Bien sur ! D’ailleurs plusieurs fonds investissent régulièrement dans le secteur et, pour tout vous dire, nous accompagnons nous-mêmes en ce moment un transporteur dans une augmentation de capital auprès d’un fonds   d’investissement.

Il faut savoir qu’un fonds s’intéresse avant tout à l’entreprise en tant que telle et non au secteur auquel elle appartient. Une belle entreprise pilotée par une équipe talentueuse qui met en place un projet ambitieux et pérenne n’a aucune raison de ne pas intéresser un investisseur en capital. Les fonds interviennent de différentes façons, en minoritaire ou en majoritaire, soit pour accélérer la croissance organique de l’entreprise en l’accompagnant pleinement dans sa stratégie, soit en lui donnant les moyens de mettre en place une stratégie de croissance externe volontaire, soit enfin en aidant les managers-actionnaires en place à préparer la transmission de l’entreprise.
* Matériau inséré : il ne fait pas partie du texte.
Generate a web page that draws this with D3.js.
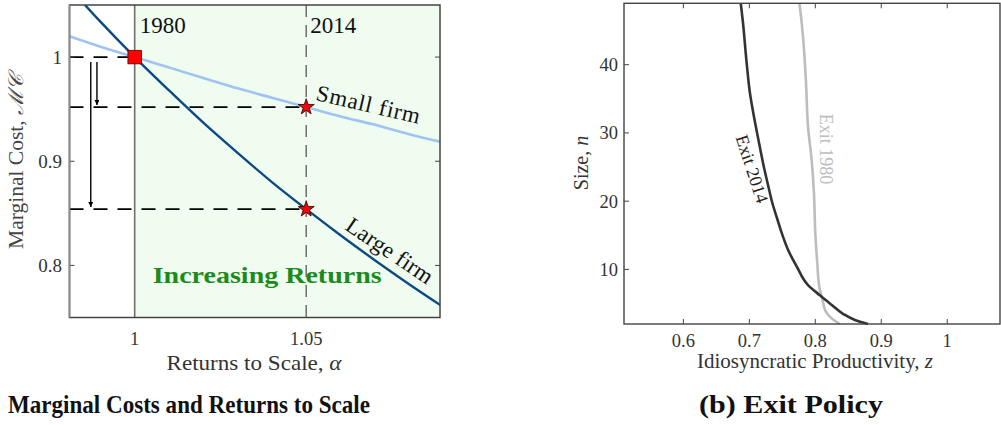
<!DOCTYPE html>
<html>
<head>
<meta charset="utf-8">
<script src="https://cdn.jsdelivr.net/npm/d3@7"></script>
<style>
  html, body { margin: 0; padding: 0; background: #fff; }
  svg { display: block; }
  text { font-family: "Liberation Serif", "Times New Roman", serif; }
</style>
</head>
<body>
<svg id="fig" width="1001" height="425"></svg>
<script>
// ---- Panel (a): marginal cost against returns to scale ----
const alphaGrid = [0.98, 0.99, 1.00, 1.01, 1.02, 1.03, 1.04, 1.05, 1.06, 1.07, 1.08, 1.09];
const mcSmall   = [1.021, 1.010, 1.000, 0.990, 0.980, 0.970, 0.961, 0.952, 0.943, 0.935, 0.926, 0.918];
const mcLarge   = [1.070, 1.034, 1.000, 0.968, 0.937, 0.908, 0.880, 0.854, 0.829, 0.805, 0.782, 0.760];
const alphaTicks = [1, 1.05];
const alphaTickLabels = ["1", "1.05"];
const mcTicks = [0.8, 0.9, 1];
const mcTickLabels = ["0.8", "0.9", "1"];
const alpha1980 = 1.00;
const alpha2014 = 1.05;

// ---- Panel (b): exit thresholds ----
const exit2014N = [2.0, 2.6, 3.5, 4.8, 6.2, 7.7, 10.4, 12.8, 14.8, 17.5, 19.7, 22.1, 25.5, 28.9, 32.4, 35.8, 40.2, 46.5, 49];
const exit2014Z = [0.880, 0.860, 0.842, 0.825, 0.807, 0.789, 0.772, 0.759, 0.751, 0.742, 0.735, 0.729, 0.721, 0.714, 0.707, 0.701, 0.696, 0.690, 0.687];
const exit1980N = [2.0, 2.8, 3.8, 5.5, 7.5, 10.9, 15.3, 21.1, 26.0, 30.9, 37.2, 42.1, 46.5, 49];
const exit1980Z = [0.837, 0.825, 0.816, 0.811, 0.806, 0.803, 0.800, 0.798, 0.7945, 0.789, 0.786, 0.783, 0.779, 0.776];
const zTicks = [0.6, 0.7, 0.8, 0.9, 1];
const zTickLabels = ["0.6", "0.7", "0.8", "0.9", "1"];
const nTicks = [10, 20, 30, 40];
const nTickLabels = ["10", "20", "30", "40"];

const svg = d3.select("#fig");
const defs = svg.append("defs");

// ================= Panel (a) =================
const A = { left: 69.5, right: 440, top: 5, bottom: 317.5 };
const xA = d3.scaleLinear().domain([0.981, 1.089]).range([A.left, A.right]);
const yA = d3.scaleLinear().domain([0.75, 1.05]).range([A.bottom, A.top]);

defs.append("clipPath").attr("id", "clipA")
  .append("rect").attr("x", A.left).attr("y", A.top)
  .attr("width", A.right - A.left).attr("height", A.bottom - A.top);

defs.append("marker").attr("id", "arrowHead")
  .attr("viewBox", "0 0 10 10").attr("refX", 10).attr("refY", 5)
  .attr("markerWidth", 5).attr("markerHeight", 5)
  .attr("markerUnits", "userSpaceOnUse").attr("orient", "auto")
  .append("path").attr("d", "M0,0 L10,5 L0,10 Z").attr("fill", "#000");

const gA = svg.append("g");

// increasing-returns region
gA.append("rect")
  .attr("x", xA(alpha1980)).attr("y", A.top)
  .attr("width", A.right - xA(alpha1980)).attr("height", A.bottom - A.top)
  .attr("fill", "#effcef");

const idx2014 = alphaGrid.indexOf(alpha2014);
const idx1980 = alphaGrid.indexOf(alpha1980);
const mcS2014 = mcSmall[idx2014], mcL2014 = mcLarge[idx2014], mc1980 = mcSmall[idx1980];

// horizontal guide lines
const guides = [
  { y: mc1980, x2: alpha1980 },
  { y: mcS2014, x2: alpha2014 },
  { y: mcL2014, x2: alpha2014 }
];
gA.selectAll("line.guide").data(guides).join("line")
  .attr("class", "guide")
  .attr("x1", A.left).attr("x2", d => xA(d.x2))
  .attr("y1", d => yA(d.y)).attr("y2", d => yA(d.y))
  .attr("stroke", "#000").attr("stroke-width", 1.7)
  .attr("stroke-dasharray", "14,10");

// year verticals
gA.append("line")
  .attr("x1", xA(alpha1980)).attr("x2", xA(alpha1980))
  .attr("y1", A.top).attr("y2", A.bottom)
  .attr("stroke", "#6e6e6e").attr("stroke-width", 1.6);
gA.append("line")
  .attr("x1", xA(alpha2014)).attr("x2", xA(alpha2014))
  .attr("y1", A.top).attr("y2", A.bottom)
  .attr("stroke", "#6e6e6e").attr("stroke-width", 1.5)
  .attr("stroke-dasharray", "12,8");

// arrows showing the fall in marginal cost
const arrows = [
  { x: 0.9890, y1: 0.9952, y2: mcS2014 + 0.002 },
  { x: 0.9872, y1: 0.9952, y2: mcL2014 + 0.002 }
];
gA.selectAll("line.arrow").data(arrows).join("line")
  .attr("class", "arrow")
  .attr("x1", d => xA(d.x)).attr("x2", d => xA(d.x))
  .attr("y1", d => yA(d.y1)).attr("y2", d => yA(d.y2))
  .attr("stroke", "#000").attr("stroke-width", 1.4)
  .attr("marker-end", "url(#arrowHead)");

// cost curves
const mcLine = vals => d3.line()
  .x((d, i) => xA(alphaGrid[i]))
  .y(d => yA(d))
  .curve(d3.curveMonotoneX)(vals);

const curves = gA.append("g").attr("clip-path", "url(#clipA)");
curves.append("path").attr("d", mcLine(mcSmall))
  .attr("fill", "none").attr("stroke", "#9fc4f3").attr("stroke-width", 2.6);
curves.append("path").attr("d", mcLine(mcLarge))
  .attr("fill", "none").attr("stroke", "#0b4a82").attr("stroke-width", 2.4);

// markers
const sq = 13.5;
gA.append("rect")
  .attr("x", xA(alpha1980) - sq / 2).attr("y", yA(mc1980) - sq / 2)
  .attr("width", sq).attr("height", sq)
  .attr("fill", "#ff0000").attr("stroke", "#5a0000").attr("stroke-width", 0.8);
gA.selectAll("path.star").data([mcS2014, mcL2014]).join("path")
  .attr("class", "star")
  .attr("transform", d => `translate(${xA(alpha2014)},${yA(d)})`)
  .attr("d", d3.symbol(d3.symbolStar).size(80)())
  .attr("fill", "#ff0000").attr("stroke", "#1a0000").attr("stroke-width", 0.8);

// year labels
gA.append("text").attr("x", xA(alpha1980) + 5).attr("y", 33)
  .attr("font-size", 23).attr("fill", "#111").text("1980");
gA.append("text").attr("x", xA(alpha2014) + 4).attr("y", 33)
  .attr("font-size", 23).attr("fill", "#111").text("2014");

// curve labels
gA.append("text")
  .attr("transform", `translate(315,100) rotate(13)`)
  .attr("font-size", 23).attr("fill", "#111")
  .attr("textLength", 106).attr("lengthAdjust", "spacing")
  .text("Small firm");
gA.append("text")
  .attr("transform", `translate(344,229) rotate(34)`)
  .attr("font-size", 23).attr("fill", "#111")
  .attr("textLength", 100).attr("lengthAdjust", "spacing")
  .text("Large firm");

gA.append("text")
  .attr("x", 152.7).attr("y", 283)
  .attr("font-size", 23).attr("font-weight", "bold").attr("fill", "#1b8c1b")
  .attr("textLength", 229).attr("lengthAdjust", "spacingAndGlyphs")
  .text("Increasing Returns");

// ticks (inward on both sides)
const tickLen = 5;
gA.selectAll("line.ytl").data(mcTicks).join("line")
  .attr("x1", A.left).attr("x2", A.left + tickLen)
  .attr("y1", d => yA(d)).attr("y2", d => yA(d))
  .attr("stroke", "#444").attr("stroke-width", 1);
gA.selectAll("line.ytr").data(mcTicks).join("line")
  .attr("x1", A.right).attr("x2", A.right - tickLen)
  .attr("y1", d => yA(d)).attr("y2", d => yA(d))
  .attr("stroke", "#444").attr("stroke-width", 1);

// frame
gA.append("rect")
  .attr("x", A.left).attr("y", A.top)
  .attr("width", A.right - A.left).attr("height", A.bottom - A.top)
  .attr("fill", "none").attr("stroke", "#444").attr("stroke-width", 1.5);
gA.append("line")
  .attr("x1", A.left).attr("x2", A.left).attr("y1", A.top).attr("y2", A.bottom)
  .attr("stroke", "#8a8a8a").attr("stroke-width", 1.8);

// tick labels
gA.selectAll("text.yl").data(mcTicks).join("text")
  .attr("x", 62).attr("y", d => yA(d)).attr("dy", "0.35em")
  .attr("text-anchor", "end").attr("font-size", 19).attr("fill", "#333")
  .text((d, i) => mcTickLabels[i]);
gA.selectAll("text.xl").data(alphaTicks).join("text")
  .attr("x", d => xA(d)).attr("y", 345)
  .attr("text-anchor", "middle").attr("font-size", 18.5).attr("fill", "#333")
  .text((d, i) => alphaTickLabels[i]);

// axis titles
gA.append("text")
  .attr("x", 254).attr("y", 370).attr("text-anchor", "middle")
  .attr("font-size", 21).attr("fill", "#333")
  .attr("textLength", 175).attr("lengthAdjust", "spacingAndGlyphs")
  .html("Returns to Scale, <tspan font-style='italic'>α</tspan>");
gA.append("text")
  .attr("transform", "translate(23,162) rotate(-90)").attr("text-anchor", "middle")
  .attr("font-size", 21).attr("fill", "#444")
  .attr("textLength", 174).attr("lengthAdjust", "spacingAndGlyphs")
  .html("Marginal Cost, <tspan font-style='italic'>ℳ𝒞</tspan>");

// panel title
svg.append("text")
  .attr("x", 8).attr("y", 413)
  .attr("font-size", 26).attr("font-weight", "bold").attr("fill", "#111")
  .attr("textLength", 362).attr("lengthAdjust", "spacingAndGlyphs")
  .text("Marginal Costs and Returns to Scale");

// ================= Panel (b) =================
const B = { left: 624, right: 1000, top: 3.3, bottom: 324 };
const xB = d3.scaleLinear().domain([0.51, 1.08]).range([B.left, B.right]);
const yB = d3.scaleLinear().domain([2, 49]).range([B.bottom, B.top]);

const gB = svg.append("g");

const exitLine = (zs, ns) => d3.line()
  .x((d, i) => xB(zs[i]))
  .y(d => yB(d))
  .curve(d3.curveMonotoneY)(ns);

gB.append("path").attr("d", exitLine(exit1980Z, exit1980N))
  .attr("fill", "none").attr("stroke", "#bdbdbd").attr("stroke-width", 2.6);
gB.append("path").attr("d", exitLine(exit2014Z, exit2014N))
  .attr("fill", "none").attr("stroke", "#333").attr("stroke-width", 2.6);

gB.append("text")
  .attr("transform", "translate(752,169) rotate(72)")
  .attr("text-anchor", "middle").attr("dominant-baseline", "central")
  .attr("font-size", 18).attr("fill", "#222")
  .text("Exit 2014");
gB.append("text")
  .attr("transform", "translate(825.5,149) rotate(90)")
  .attr("text-anchor", "middle").attr("dominant-baseline", "central")
  .attr("font-size", 18).attr("fill", "#bdbdbd")
  .text("Exit 1980");

// ticks
gB.selectAll("line.xb").data(zTicks).join("line")
  .attr("x1", d => xB(d)).attr("x2", d => xB(d))
  .attr("y1", B.bottom).attr("y2", B.bottom - tickLen)
  .attr("stroke", "#444");
gB.selectAll("line.xt").data(zTicks).join("line")
  .attr("x1", d => xB(d)).attr("x2", d => xB(d))
  .attr("y1", B.top).attr("y2", B.top + tickLen)
  .attr("stroke", "#444");
gB.selectAll("line.yb").data(nTicks).join("line")
  .attr("x1", B.left).attr("x2", B.left + tickLen)
  .attr("y1", d => yB(d)).attr("y2", d => yB(d))
  .attr("stroke", "#444");

gB.append("rect")
  .attr("x", B.left).attr("y", B.top)
  .attr("width", B.right - B.left).attr("height", B.bottom - B.top)
  .attr("fill", "none").attr("stroke", "#444").attr("stroke-width", 1.4);

gB.selectAll("text.zl").data(zTicks).join("text")
  .attr("x", d => xB(d)).attr("y", 346.5)
  .attr("text-anchor", "middle").attr("font-size", 18.5).attr("fill", "#333")
  .text((d, i) => zTickLabels[i]);
gB.selectAll("text.nl").data(nTicks).join("text")
  .attr("x", 618).attr("y", d => yB(d)).attr("dy", "0.35em")
  .attr("text-anchor", "end").attr("font-size", 18.5).attr("fill", "#333")
  .text((d, i) => nTickLabels[i]);

gB.append("text")
  .attr("x", 815).attr("y", 368).attr("text-anchor", "middle")
  .attr("font-size", 21).attr("fill", "#333")
  .attr("textLength", 236).attr("lengthAdjust", "spacingAndGlyphs")
  .html("Idiosyncratic Productivity, <tspan font-style='italic'>z</tspan>");
gB.append("text")
  .attr("transform", "translate(588,163) rotate(-90)").attr("text-anchor", "middle")
  .attr("font-size", 20).attr("fill", "#333")
  .html("Size, <tspan font-style='italic'>n</tspan>");

svg.append("text")
  .attr("x", 699).attr("y", 413)
  .attr("font-size", 26).attr("font-weight", "bold").attr("fill", "#111")
  .attr("textLength", 184).attr("lengthAdjust", "spacingAndGlyphs")
  .text("(b) Exit Policy");
</script>
</body>
</html>
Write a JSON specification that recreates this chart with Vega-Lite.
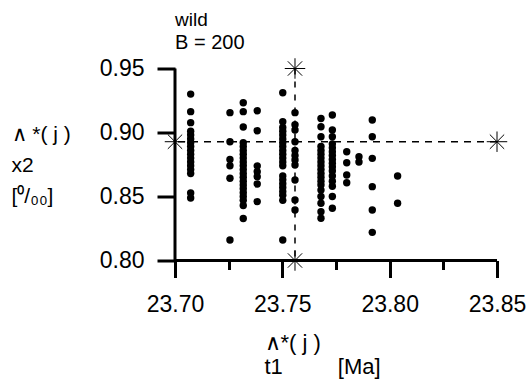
{
  "$schema": "https://vega.github.io/schema/vega-lite/v6.json",
  "width": 322,
  "height": 192,
  "autosize": "none",
  "padding": {"left": 175, "top": 68.5, "right": 30, "bottom": 126.5},
  "background": "white",
  "title": {
    "text": "wild",
    "subtitle": "B = 200",
    "anchor": "start",
    "frame": "group",
    "font": "Liberation Sans",
    "fontSize": 19,
    "fontWeight": "normal",
    "color": "black",
    "subtitleFont": "Liberation Sans",
    "subtitleFontSize": 20,
    "subtitleColor": "black",
    "subtitlePadding": 3,
    "offset": 3
  },
  "config": {
    "view": {"stroke": null},
    "axis": {
      "domain": false,
      "tickColor": "black",
      "tickWidth": 3,
      "grid": false,
      "labelFlush": false,
      "labelOverlap": false,
      "labelFont": "Liberation Sans",
      "labelFontSize": 23,
      "labelColor": "black",
      "titleFont": "Liberation Sans",
      "titleColor": "black",
      "titleFontWeight": "normal"
    }
  },
  "datasets": {
    "pts": [
      {"x":23.7073,"y":0.930},{"x":23.7073,"y":0.9163},{"x":23.7073,"y":0.9077},{"x":23.7073,"y":0.901},{"x":23.7073,"y":0.898},{"x":23.7073,"y":0.895},{"x":23.7073,"y":0.892},{"x":23.7073,"y":0.889},{"x":23.7073,"y":0.886},{"x":23.7073,"y":0.883},{"x":23.7073,"y":0.880},{"x":23.7073,"y":0.877},{"x":23.7073,"y":0.874},{"x":23.7073,"y":0.871},{"x":23.7073,"y":0.868},{"x":23.7073,"y":0.8527},{"x":23.7073,"y":0.8488},
      {"x":23.7256,"y":0.9155},{"x":23.7256,"y":0.8928},{"x":23.7256,"y":0.879},{"x":23.7256,"y":0.874},{"x":23.7256,"y":0.8642},{"x":23.7256,"y":0.816},
      {"x":23.7318,"y":0.9233},{"x":23.7318,"y":0.9163},{"x":23.7318,"y":0.9043},{"x":23.7318,"y":0.892},{"x":23.7318,"y":0.889},{"x":23.7318,"y":0.886},{"x":23.7318,"y":0.883},{"x":23.7318,"y":0.880},{"x":23.7318,"y":0.877},{"x":23.7318,"y":0.874},{"x":23.7318,"y":0.871},{"x":23.7318,"y":0.868},{"x":23.7318,"y":0.865},{"x":23.7318,"y":0.862},{"x":23.7318,"y":0.859},{"x":23.7318,"y":0.856},{"x":23.7318,"y":0.853},{"x":23.7318,"y":0.850},{"x":23.7318,"y":0.847},{"x":23.7318,"y":0.843},{"x":23.7318,"y":0.8328},
      {"x":23.7383,"y":0.917},{"x":23.7383,"y":0.9014},{"x":23.7383,"y":0.8738},{"x":23.7383,"y":0.8694},{"x":23.7383,"y":0.8655},{"x":23.7383,"y":0.8598},{"x":23.7383,"y":0.846},
      {"x":23.7502,"y":0.9311},{"x":23.7502,"y":0.9084},{"x":23.7502,"y":0.904},{"x":23.7502,"y":0.901},{"x":23.7502,"y":0.898},{"x":23.7502,"y":0.895},{"x":23.7502,"y":0.892},{"x":23.7502,"y":0.889},{"x":23.7502,"y":0.886},{"x":23.7502,"y":0.883},{"x":23.7502,"y":0.880},{"x":23.7502,"y":0.877},{"x":23.7502,"y":0.874},{"x":23.7502,"y":0.866},{"x":23.7502,"y":0.863},{"x":23.7502,"y":0.860},{"x":23.7502,"y":0.857},{"x":23.7502,"y":0.854},{"x":23.7502,"y":0.851},{"x":23.7502,"y":0.847},{"x":23.7502,"y":0.816},
      {"x":23.7559,"y":0.9155},{"x":23.7559,"y":0.906},{"x":23.7559,"y":0.902},{"x":23.7559,"y":0.8928},{"x":23.7559,"y":0.886},{"x":23.7559,"y":0.882},{"x":23.7559,"y":0.8785},{"x":23.7559,"y":0.8746},{"x":23.7559,"y":0.8629},{"x":23.7559,"y":0.8473},{"x":23.7559,"y":0.8395},
      {"x":23.768,"y":0.911},{"x":23.768,"y":0.9045},{"x":23.768,"y":0.8967},{"x":23.768,"y":0.889},{"x":23.768,"y":0.886},{"x":23.768,"y":0.883},{"x":23.768,"y":0.880},{"x":23.768,"y":0.877},{"x":23.768,"y":0.874},{"x":23.768,"y":0.871},{"x":23.768,"y":0.868},{"x":23.768,"y":0.865},{"x":23.768,"y":0.862},{"x":23.768,"y":0.859},{"x":23.768,"y":0.855},{"x":23.768,"y":0.850},{"x":23.768,"y":0.8447},{"x":23.768,"y":0.8381},{"x":23.768,"y":0.833},
      {"x":23.7733,"y":0.9137},{"x":23.7733,"y":0.902},{"x":23.7733,"y":0.8967},{"x":23.7733,"y":0.891},{"x":23.7733,"y":0.888},{"x":23.7733,"y":0.885},{"x":23.7733,"y":0.882},{"x":23.7733,"y":0.879},{"x":23.7733,"y":0.876},{"x":23.7733,"y":0.873},{"x":23.7733,"y":0.870},{"x":23.7733,"y":0.866},{"x":23.7733,"y":0.862},{"x":23.7733,"y":0.858},{"x":23.7733,"y":0.850},{"x":23.7733,"y":0.8408},
      {"x":23.780,"y":0.885},{"x":23.780,"y":0.8764},{"x":23.780,"y":0.8668},{"x":23.780,"y":0.8608},
      {"x":23.7857,"y":0.881},{"x":23.7857,"y":0.877},
      {"x":23.7919,"y":0.9098},{"x":23.7919,"y":0.8967},{"x":23.7919,"y":0.8798},{"x":23.7919,"y":0.8577},{"x":23.7919,"y":0.8395},{"x":23.7919,"y":0.822},
      {"x":23.8037,"y":0.866},{"x":23.8037,"y":0.8447}
    ],
    "mean": [{"x":23.7559,"y":0.8928}],
    "frame": [{"x":23.70,"y":0.80}],
    "stars": [
      {"x":23.70,"y":0.8928},{"x":23.85,"y":0.8928},{"x":23.7559,"y":0.95},{"x":23.7559,"y":0.80}
    ]
  },
  "layer": [
    {
      "data": {"name": "mean"},
      "mark": {"type": "rule", "color": "black", "strokeWidth": 1.5, "strokeDash": [7, 6]},
      "encoding": {
        "y": {"field": "y", "type": "quantitative", "scale": {"domain": [0.80, 0.95], "zero": false, "nice": false},
          "axis": {
            "values": [0.80, 0.825, 0.85, 0.875, 0.90, 0.925, 0.95],
            "labelExpr": "round(datum.value*1000) % 50 == 0 ? format(datum.value, '.2f') : ''",
            "tickSize": 18,
            "tickDash": {"condition": {"test": "round(datum.value*1000) % 50 != 0", "value": [9, 40]}, "value": [40, 0]},
            "labelPadding": 13,
            "title": ["∧ *( j )", "x2", "[⁰/₀₀]"],
            "titleFontSize": 21,
            "titleAngle": 0,
            "titleAlign": "left",
            "titleX": -164,
            "titleY": 55,
            "titleBaseline": "top",
            "titleLineHeight": 31
          }}
      }
    },
    {
      "data": {"name": "mean"},
      "mark": {"type": "rule", "color": "black", "strokeWidth": 1.5, "strokeDash": [6, 7]},
      "encoding": {
        "x": {"field": "x", "type": "quantitative", "scale": {"domain": [23.70, 23.85], "zero": false, "nice": false},
          "axis": {
            "values": [23.70, 23.725, 23.75, 23.775, 23.80, 23.825, 23.85],
            "labelExpr": "round(datum.value*1000) % 50 == 0 ? format(datum.value, '.2f') : ''",
            "tickSize": 17,
            "tickDash": {"condition": {"test": "round(datum.value*1000) % 50 != 0", "value": [9, 40]}, "value": [40, 0]},
            "labelPadding": 16,
            "title": ["\u00a0∧*( j )", "t1\u00a0\u00a0\u00a0\u00a0\u00a0\u00a0\u00a0\u00a0\u00a0[Ma]"],
            "titleFontSize": 22,
            "titleAlign": "left",
            "titleAnchor": "start",
            "titleX": 89,
            "titleY": 72,
            "titleBaseline": "top",
            "titleLineHeight": 24
          }}
      }
    },
    {
      "data": {"name": "frame"},
      "mark": {"type": "rule", "color": "black", "strokeWidth": 3},
      "encoding": {"y": {"field": "y", "type": "quantitative"}}
    },
    {
      "data": {"name": "frame"},
      "mark": {"type": "rule", "color": "black", "strokeWidth": 3},
      "encoding": {"x": {"field": "x", "type": "quantitative"}}
    },
    {
      "data": {"name": "pts"},
      "mark": {"type": "circle", "color": "black", "opacity": 1, "size": 55},
      "encoding": {
        "x": {"field": "x", "type": "quantitative"},
        "y": {"field": "y", "type": "quantitative"}
      }
    },
    {
      "data": {"name": "stars"},
      "mark": {
        "type": "point",
        "shape": "M-1,0L1,0M0,-1L0,1M-0.7,-0.7L0.7,0.7M-0.7,0.7L0.7,-0.7",
        "filled": false,
        "stroke": "black",
        "strokeWidth": 1,
        "opacity": 1,
        "size": 420
      },
      "encoding": {
        "x": {"field": "x", "type": "quantitative"},
        "y": {"field": "y", "type": "quantitative"}
      }
    }
  ]
}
Enfin, une entreprise qui réalise de « faibles marges » n’est pas pour autant écartéeIl faut faire attention lorsque l’on parle de rentabilité. Un secteur peut être structurellement à « faible marge » mais cela ne veut pas dire que les fonds ne s’y intéresseront pas. Ce qui intéresse les fonds ce sont les talents, les entreprises à fort potentiel de création de valeur. Une société qui réalise par exemple 3 ou 4% de marge opérationnelle n’est pas forcément une «  mauvaise » entreprise et une autre qui en fait 10% n’est pas forcément « bonne ». Je veux rappeler que regarder cette rentabilité en valeur absolue ne signifie pas grand chose (et il faudrait d’ailleurs également analyser aussi son historique d’une part, et sa structure bilancielle d’autre part), il faut faire une analyse comparative. Peut être que, pour l’exemple que j’ai donné, la société qui fait 3 ou 4% opère dans un marché où ses concurrents ont une rentabilité de 1 ou 2% en moyenne, la société superforme donc ses concurrents sur son marché et donc on peut alors considérer que c’est une entreprise performante qui peut susciter l’intérêt d’investisseurs. A l’inverse, l’autre société qui réalise 10% mais sur une marche où la moyenne est supérieure n’est finalement pas si « bonne ». Mais attention cela ne veut pas dire non plus qu’elle n’intéressera pas des investisseurs. Des investisseurs peuvent justement avoir pour mission de rendre l’entreprise plus compétitive… Chaque situation est vraiment unique mais pour schématiser le principal réside dans la qualité de l’équipe en place et le potentiel de création de valeur.  Un secteur atomisé et/ou en pleine concentration n’effraie pas les fonds au contraire cela leurs procurent des opportunités d’investissements et de sortie (désinvestissement).

Les Fonds d’investissements et les transporteurs continueront – ils à faire route ensemble ?

Le sens de l’histoire des entreprises de transport va vers la concentration. Avec une globalisation accrue des échanges, le transporteur devra être capable d’accompagner la mobilité des affaires de son client sur le plan national et international. Il aura donc davantage besoin de financement pour investir. Les entreprises françaises dans leur ensemble manquent cruellement de fonds propres et les transporteurs n’échappent malheureusement pas à la règle. Il est essentiel que les dirigeants prennent conscience de l’importance d’avoir un bon niveau de fonds propres d’une part, et, d’autre part, que les sociétés de capital investissement soient fidèles au rendez-vous et accompagnent les transporteurs dans les meilleures conditions afin d’assurer leur pérennité. Enfin, comme toute décision importante, avant d’ouvrir son capital, le dirigeant a tout intérêt à se faire conseiller par des bons spécialistes. Il doit au préalable se demander pourquoi il a besoin de faire entrer un tiers dans son capital et établir une stratégie claire.